### Recorded data

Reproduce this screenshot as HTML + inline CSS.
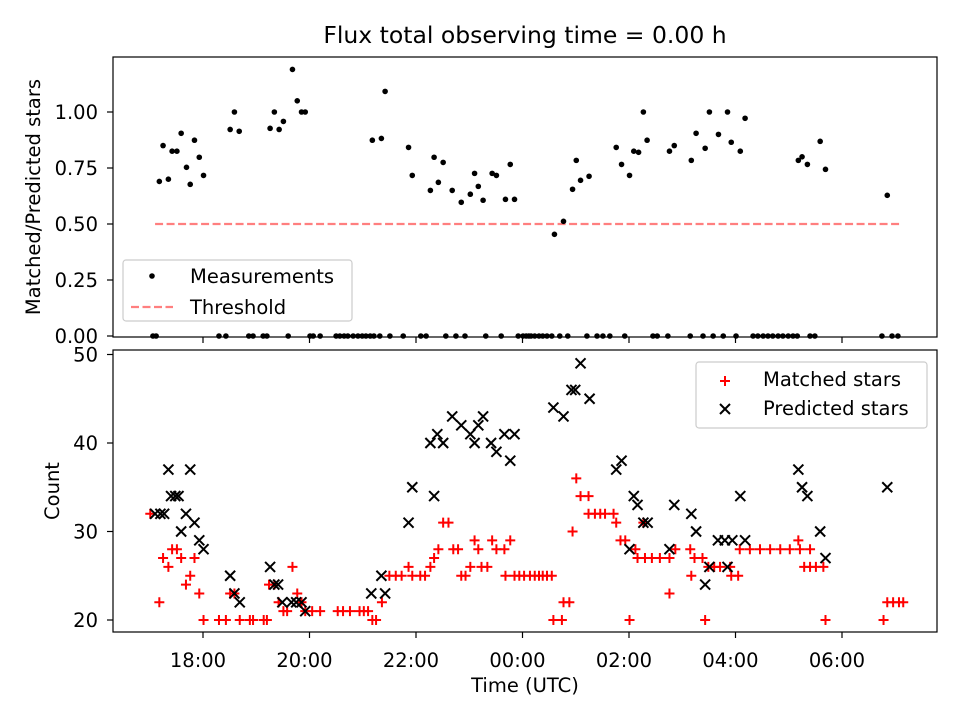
<!DOCTYPE html>
<html><head><meta charset="utf-8"><style>
html,body{margin:0;padding:0;background:#fff}
svg{display:block;font-family:"DejaVu Sans","Liberation Sans",sans-serif}
</style></head><body>
<svg id="chart" width="960" height="720" viewBox="0 0 960 720">
<rect width="960" height="720" fill="#fff"/>
<g id="g"></g>
</svg>
<script>
const ratioTimes=[17.18,17.25,17.35,17.42,17.51,17.59,17.69,17.76,17.84,17.93,18.01,18.51,18.59,18.68,19.26,19.34,19.43,19.51,19.68,19.77,19.85,19.92,21.18,21.35,21.42,21.86,21.93,22.27,22.34,22.42,22.51,22.68,22.85,23.02,23.10,23.17,23.26,23.43,23.51,23.68,23.77,23.85,24.60,24.77,24.94,25.01,25.09,25.25,25.76,25.86,26.01,26.09,26.18,26.27,26.34,26.76,26.85,27.17,27.26,27.43,27.51,27.68,27.85,27.92,28.09,28.18,29.18,29.25,29.35,29.59,29.69,30.85,
17.06,17.12,18.30,18.43,18.86,18.94,19.13,19.20,19.60,20.01,20.07,20.20,20.50,20.57,20.65,20.72,20.82,20.91,20.99,21.06,21.14,21.21,21.32,21.51,21.76,22.09,22.19,22.56,22.75,22.92,23.31,23.60,23.92,24.01,24.07,24.12,24.16,24.23,24.31,24.38,24.46,24.55,24.70,24.85,25.21,25.40,25.51,25.64,25.92,26.45,26.53,26.73,27.15,27.39,27.58,27.77,28.01,28.33,28.42,28.52,28.61,28.70,28.80,28.89,28.99,29.08,29.16,29.40,29.49,30.75,30.94,31.05];
const ratioValues=[0.69,0.85,0.70,0.825,0.825,0.905,0.753,0.677,0.874,0.798,0.717,0.922,1.0,0.914,0.927,1.0,0.922,0.958,1.19,1.05,1.0,1.0,0.874,0.882,1.092,0.842,0.717,0.65,0.798,0.686,0.775,0.65,0.597,0.633,0.726,0.668,0.606,0.726,0.717,0.61,0.766,0.61,0.454,0.512,0.655,0.784,0.695,0.713,0.842,0.766,0.717,0.825,0.82,1.0,0.874,0.825,0.85,0.784,0.905,0.838,1.0,0.9,1.0,0.865,0.825,0.972,0.784,0.80,0.766,0.869,0.744,0.628,
0,0,0,0,0,0,0,0,0,0,0,0,0,0,0,0,0,0,0,0,0,0,0,0,0,0,0,0,0,0,0,0,0,0,0,0,0,0,0,0,0,0,0,0,0,0,0,0,0,0,0,0,0,0,0,0,0,0,0,0,0,0,0,0,0,0,0,0,0,0,0,0];
const thresholdStart=17.1, thresholdEnd=31.1, thresholdValue=0.5;
const matchedTimes=[17.01,17.18,17.25,17.35,17.42,17.51,17.59,17.68,17.76,17.84,17.93,18.01,18.30,18.43,18.51,18.59,18.69,18.88,18.94,19.14,19.20,19.24,19.34,19.42,19.51,19.58,19.68,19.77,19.85,19.92,20.05,20.20,20.53,20.63,20.76,20.94,21.02,21.10,21.18,21.25,21.36,21.50,21.62,21.73,21.86,21.93,22.08,22.17,22.27,22.34,22.42,22.51,22.61,22.70,22.79,22.85,22.93,23.02,23.10,23.17,23.23,23.34,23.43,23.51,23.66,23.68,23.77,23.85,23.94,24.03,24.14,24.23,24.31,24.38,24.46,24.55,24.58,24.74,24.77,24.88,24.94,25.01,25.09,25.24,25.24,25.36,25.46,25.55,25.71,25.76,25.84,25.93,26.01,26.12,26.16,26.27,26.30,26.43,26.58,26.76,26.76,26.87,27.15,27.17,27.23,27.38,27.43,27.49,27.60,27.71,27.90,27.92,28.05,28.08,28.27,28.46,28.65,28.84,29.02,29.21,29.40,29.18,29.29,29.40,29.51,29.65,29.69,30.78,30.85,30.96,31.07,31.15];
const matchedCounts=[32,22,27,26,28,28,27,24,25,27,23,20,20,20,23,23,20,20,20,20,20,24,24,22,21,21,26,23,22,21,21,21,21,21,21,21,21,21,20,20,22,25,25,25,26,25,25,25,26,27,28,31,31,28,28,25,25,26,29,28,26,26,29,28,28,25,29,25,25,25,25,25,25,25,25,25,20,20,22,22,30,36,34,34,32,32,32,32,32,31,29,29,20,28,27,31,27,27,27,27,23,28,28,25,27,27,20,26,26,26,26,25,25,28,28,28,28,28,28,28,28,29,26,26,26,26,20,20,22,22,22,22];
const predictedTimes=[17.10,17.20,17.27,17.35,17.40,17.48,17.54,17.59,17.68,17.76,17.84,17.93,18.01,18.51,18.59,18.69,19.26,19.34,19.41,19.49,19.66,19.75,19.85,19.92,21.16,21.35,21.42,21.86,21.93,22.27,22.34,22.40,22.51,22.68,22.85,23.02,23.10,23.17,23.26,23.41,23.51,23.66,23.77,23.85,24.58,24.77,24.92,24.99,25.09,25.26,25.76,25.86,26.01,26.09,26.16,26.27,26.35,26.76,26.85,27.17,27.26,27.43,27.51,27.67,27.80,27.85,27.94,28.09,28.18,29.18,29.25,29.35,29.59,29.69,30.85];
const predictedCounts=[32,32,32,37,34,34,34,30,32,37,31,29,28,25,23,22,26,24,24,22,22,22,22,21,23,25,23,31,35,40,34,41,40,43,42,41,40,42,43,40,39,41,38,41,44,43,46,46,49,45,37,38,28,34,33,31,31,28,33,32,30,24,26,29,29,26,29,34,29,37,35,34,30,27,35];
const topTicks=[0,0.25,0.5,0.75,1.0];
const topTickLabels=["0.00","0.25","0.50","0.75","1.00"];
const bottomTicks=[20,30,40,50];
const bottomTickLabels=["20","30","40","50"];
const timeTicks=[18,20,22,24,26,28,30];
const timeTickLabels=["18:00","20:00","22:00","00:00","02:00","04:00","06:00"];

const NS="http://www.w3.org/2000/svg";
const G=document.getElementById('g');
function mk(tag,attrs,parent,text){const e=document.createElementNS(NS,tag);for(const k in attrs)e.setAttribute(k,attrs[k]);if(text!==undefined)e.textContent=text;(parent||G).appendChild(e);return e;}
const L=113,R=937,T1=57,B1=337,T2=350,B2=632;
const FS='19.5';
const xs=h=>203+(h-18)*53.25;
const yt=v=>336-v*224;
const yb=c=>620-(c-20)*8.85;

let el;
el=mk('text',{x:525,y:43,'text-anchor':'middle','font-size':'23.5'},G,'Flux total observing time = 0.00 h');


el=mk('line',{x1:xs(thresholdStart),x2:xs(thresholdEnd),y1:yt(thresholdValue),y2:yt(thresholdValue),stroke:'#ff7f7f','stroke-width':2.2,'stroke-dasharray':'8,3.5'});


const gm=mk('g',{});


ratioTimes.forEach((t,i)=>{const c=mk('circle',{cx:xs(t),cy:yt(ratioValues[i]),r:2.8,fill:'#000'},gm);

});
topTicks.forEach((v,i)=>{mk('line',{x1:L-6,x2:L,y1:yt(v),y2:yt(v),stroke:'#000','stroke-width':1.2});
el=mk('text',{x:L-15,y:yt(v)+7,'text-anchor':'end','font-size':FS},G,topTickLabels[i]);

});
timeTicks.forEach(h=>{mk('line',{x1:xs(h),x2:xs(h),y1:B1,y2:B1+6,stroke:'#000','stroke-width':1.2});});
el=mk('rect',{x:L,y:T1,width:R-L,height:B1-T1,fill:'none',stroke:'#000','stroke-width':1.2});


el=mk('text',{x:0,y:0,'text-anchor':'middle','font-size':FS,transform:'translate(40,197) rotate(-90)'},G,'Matched/Predicted stars');


const lg1=mk('g',{});


mk('rect',{x:123,y:260,width:229,height:61,rx:3,fill:'#fff','fill-opacity':0.8,stroke:'#ccc','stroke-width':1.2},lg1);
mk('circle',{cx:152,cy:276,r:2.8,fill:'#000'},lg1);
mk('text',{x:190,y:283,'font-size':FS},lg1,'Measurements');
mk('line',{x1:131,x2:173,y1:307,y2:307,stroke:'#ff7f7f','stroke-width':2.2,'stroke-dasharray':'8,3.5'},lg1);
mk('text',{x:190,y:314,'font-size':FS},lg1,'Threshold');

const gmat=mk('g',{});


matchedTimes.forEach((t,i)=>{const x=xs(t),y=yb(matchedCounts[i]);const p=mk('path',{d:`M${x-5},${y}H${x+5}M${x},${y-5}V${y+5}`,stroke:'#ff0000','stroke-width':2},gmat);

});
const gpre=mk('g',{});


predictedTimes.forEach((t,i)=>{const x=xs(t),y=yb(predictedCounts[i]);const p=mk('path',{d:`M${x-5},${y-5}L${x+5},${y+5}M${x-5},${y+5}L${x+5},${y-5}`,stroke:'#000','stroke-width':2},gpre);

});
bottomTicks.forEach((v,i)=>{mk('line',{x1:L-6,x2:L,y1:yb(v),y2:yb(v),stroke:'#000','stroke-width':1.2});
el=mk('text',{x:L-15,y:yb(v)+7,'text-anchor':'end','font-size':FS},G,bottomTickLabels[i]);

});
timeTicks.forEach((h,i)=>{mk('line',{x1:xs(h),x2:xs(h),y1:B2,y2:B2+6,stroke:'#000','stroke-width':1.2});
el=mk('text',{x:xs(h)-5,y:B2+35,'text-anchor':'middle','font-size':FS},G,timeTickLabels[i]);

});
el=mk('rect',{x:L,y:T2,width:R-L,height:B2-T2,fill:'none',stroke:'#000','stroke-width':1.2});


el=mk('text',{x:0,y:0,'text-anchor':'middle','font-size':FS,transform:'translate(59,491) rotate(-90)'},G,'Count');


el=mk('text',{x:525,y:692,'text-anchor':'middle','font-size':FS},G,'Time (UTC)');


const lg2=mk('g',{});


mk('rect',{x:696,y:362,width:231,height:66,rx:3,fill:'#fff','fill-opacity':0.8,stroke:'#ccc','stroke-width':1.2},lg2);
mk('path',{d:'M720,381H730M725,376V386',stroke:'#ff0000','stroke-width':2},lg2);
mk('text',{x:763,y:386,'font-size':FS},lg2,'Matched stars');
mk('path',{d:'M720,404L730,414M720,414L730,404',stroke:'#000','stroke-width':2},lg2);
mk('text',{x:763,y:415,'font-size':FS},lg2,'Predicted stars');
</script>
</body></html>
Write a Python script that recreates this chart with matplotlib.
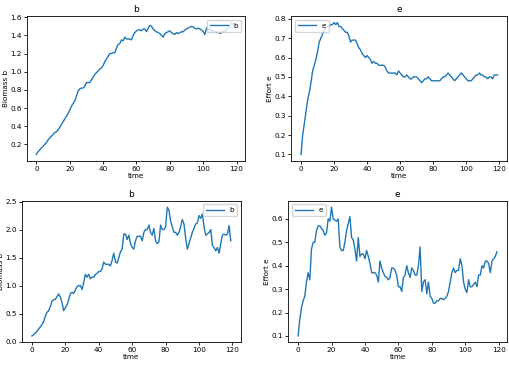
import numpy as np
import matplotlib
matplotlib.use("Agg")
import matplotlib.pyplot as plt

# run 1: smooth run, run 2: noisy run
b1 = [0.09,0.12,0.14,0.16,0.18,0.20,0.22,0.25,0.27,0.29,
      0.31,0.33,0.34,0.36,0.39,0.42,0.45,0.48,0.51,0.54,
      0.58,0.62,0.65,0.68,0.73,0.79,0.81,0.82,0.82,0.84,
      0.88,0.88,0.88,0.91,0.94,0.97,0.99,1.01,1.03,1.04,
      1.07,1.11,1.14,1.17,1.20,1.20,1.21,1.21,1.26,1.30,
      1.31,1.35,1.34,1.38,1.36,1.36,1.36,1.35,1.40,1.43,
      1.45,1.46,1.46,1.45,1.47,1.47,1.44,1.48,1.51,1.50,
      1.47,1.45,1.44,1.43,1.42,1.40,1.38,1.42,1.43,1.44,
      1.45,1.43,1.42,1.41,1.43,1.42,1.43,1.44,1.44,1.46,
      1.47,1.48,1.49,1.50,1.49,1.48,1.47,1.48,1.47,1.46,
      1.44,1.41,1.48,1.47,1.47,1.45,1.45,1.44,1.43,1.44,
      1.42,1.43,1.45,1.44,1.46,1.48,1.51,1.54,1.52,1.50]

e1 = [0.10,0.20,0.26,0.32,0.38,0.42,0.47,0.53,0.56,0.59,
      0.63,0.68,0.70,0.72,0.74,0.75,0.76,0.76,0.77,0.77,
      0.78,0.77,0.78,0.76,0.76,0.75,0.74,0.73,0.73,0.71,
      0.68,0.69,0.69,0.69,0.67,0.65,0.64,0.62,0.61,0.60,
      0.61,0.60,0.59,0.57,0.58,0.57,0.57,0.56,0.56,0.56,
      0.56,0.55,0.53,0.52,0.52,0.52,0.52,0.52,0.51,0.53,
      0.52,0.51,0.50,0.50,0.51,0.50,0.49,0.49,0.50,0.50,
      0.50,0.49,0.48,0.47,0.48,0.49,0.49,0.50,0.49,0.48,
      0.48,0.48,0.48,0.48,0.48,0.49,0.50,0.50,0.51,0.52,
      0.51,0.50,0.49,0.48,0.49,0.50,0.51,0.52,0.51,0.50,
      0.49,0.48,0.48,0.48,0.49,0.50,0.51,0.51,0.52,0.51,
      0.51,0.50,0.50,0.49,0.50,0.50,0.49,0.51,0.51,0.51]

b2 = [0.10,0.12,0.15,0.18,0.22,0.26,0.30,0.35,0.45,0.52,
      0.55,0.62,0.72,0.75,0.75,0.80,0.85,0.80,0.70,0.55,
      0.60,0.65,0.75,0.85,0.88,0.86,0.92,0.98,1.00,1.00,
      0.93,1.05,1.20,1.15,1.20,1.12,1.15,1.15,1.20,1.22,
      1.25,1.25,1.30,1.42,1.38,1.38,1.38,1.35,1.45,1.58,
      1.42,1.40,1.50,1.60,1.65,1.92,1.92,1.82,1.90,1.75,
      1.68,1.65,1.80,1.88,1.88,1.88,1.80,1.95,2.00,2.00,
      2.08,1.95,1.90,2.02,1.80,1.75,1.78,2.08,2.00,2.00,
      2.05,2.40,2.35,2.15,2.05,1.95,1.95,1.90,1.95,2.05,
      2.18,2.10,1.85,1.65,1.75,1.85,1.95,2.02,2.10,2.12,
      2.25,2.20,2.28,2.05,1.90,1.92,1.95,2.00,1.72,1.68,
      1.62,1.68,1.58,1.75,1.90,1.92,1.90,1.92,2.07,1.80]

e2 = [0.10,0.17,0.22,0.25,0.27,0.33,0.37,0.34,0.47,0.50,
      0.50,0.55,0.57,0.57,0.56,0.55,0.53,0.54,0.60,0.59,
      0.65,0.60,0.595,0.59,0.60,0.48,0.465,0.465,0.50,0.55,
      0.58,0.61,0.52,0.51,0.47,0.42,0.52,0.44,0.45,0.45,
      0.43,0.465,0.44,0.41,0.37,0.37,0.37,0.36,0.33,0.42,
      0.39,0.37,0.355,0.35,0.34,0.35,0.39,0.39,0.38,0.36,
      0.31,0.31,0.29,0.35,0.36,0.40,0.37,0.35,0.39,0.38,
      0.36,0.36,0.40,0.48,0.29,0.33,0.34,0.28,0.33,0.27,
      0.26,0.24,0.24,0.25,0.25,0.26,0.26,0.255,0.26,0.27,
      0.29,0.33,0.37,0.39,0.37,0.38,0.38,0.43,0.40,0.33,
      0.30,0.285,0.34,0.31,0.31,0.32,0.33,0.31,0.36,0.36,
      0.40,0.39,0.42,0.42,0.41,0.37,0.42,0.43,0.44,0.46]

t = np.arange(len(b1))

plt.rcParams['font.size'] = 5.2
fig = plt.figure(figsize=(5.1, 3.65), dpi=100)

def panel(rect, y, title, ylabel, leg_loc):
    ax = fig.add_axes(rect)
    ax.plot(t, y, color='#1f77b4', lw=1.0, label=title)
    ax.set_title(title, fontsize=6.5, pad=3)
    ax.set_xlabel('time', labelpad=0.5)
    ax.set_ylabel(ylabel, labelpad=1)
    ax.tick_params(length=2.5, pad=1, width=0.6)
    for s in ax.spines.values():
        s.set_linewidth(0.6)
    ax.legend(loc=leg_loc, fontsize=5.2, handlelength=2.5)
    return ax

panel([0.052, 0.559, 0.428, 0.397], b1, 'b', 'Biomass b', 'upper right')
panel([0.571, 0.559, 0.424, 0.397], e1, 'e', 'Effort e', 'upper left')
panel([0.043, 0.062, 0.429, 0.388], b2, 'b', 'Biomass b', 'upper right')
panel([0.565, 0.062, 0.429, 0.388], e2, 'e', 'Effort e', 'upper left')

fig.savefig('out.png', dpi=100)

######

--- Prompt ---
Only the lines from the one holding "Write a Python" to the one holding "import matplotlib.pyplot as plt" should be returned, both included and exactly as written, with no pictures.

--- Result for this task ---
Write a Python script that recreates this chart with matplotlib.
import numpy as np
import matplotlib
matplotlib.use("Agg")
import matplotlib.pyplot as plt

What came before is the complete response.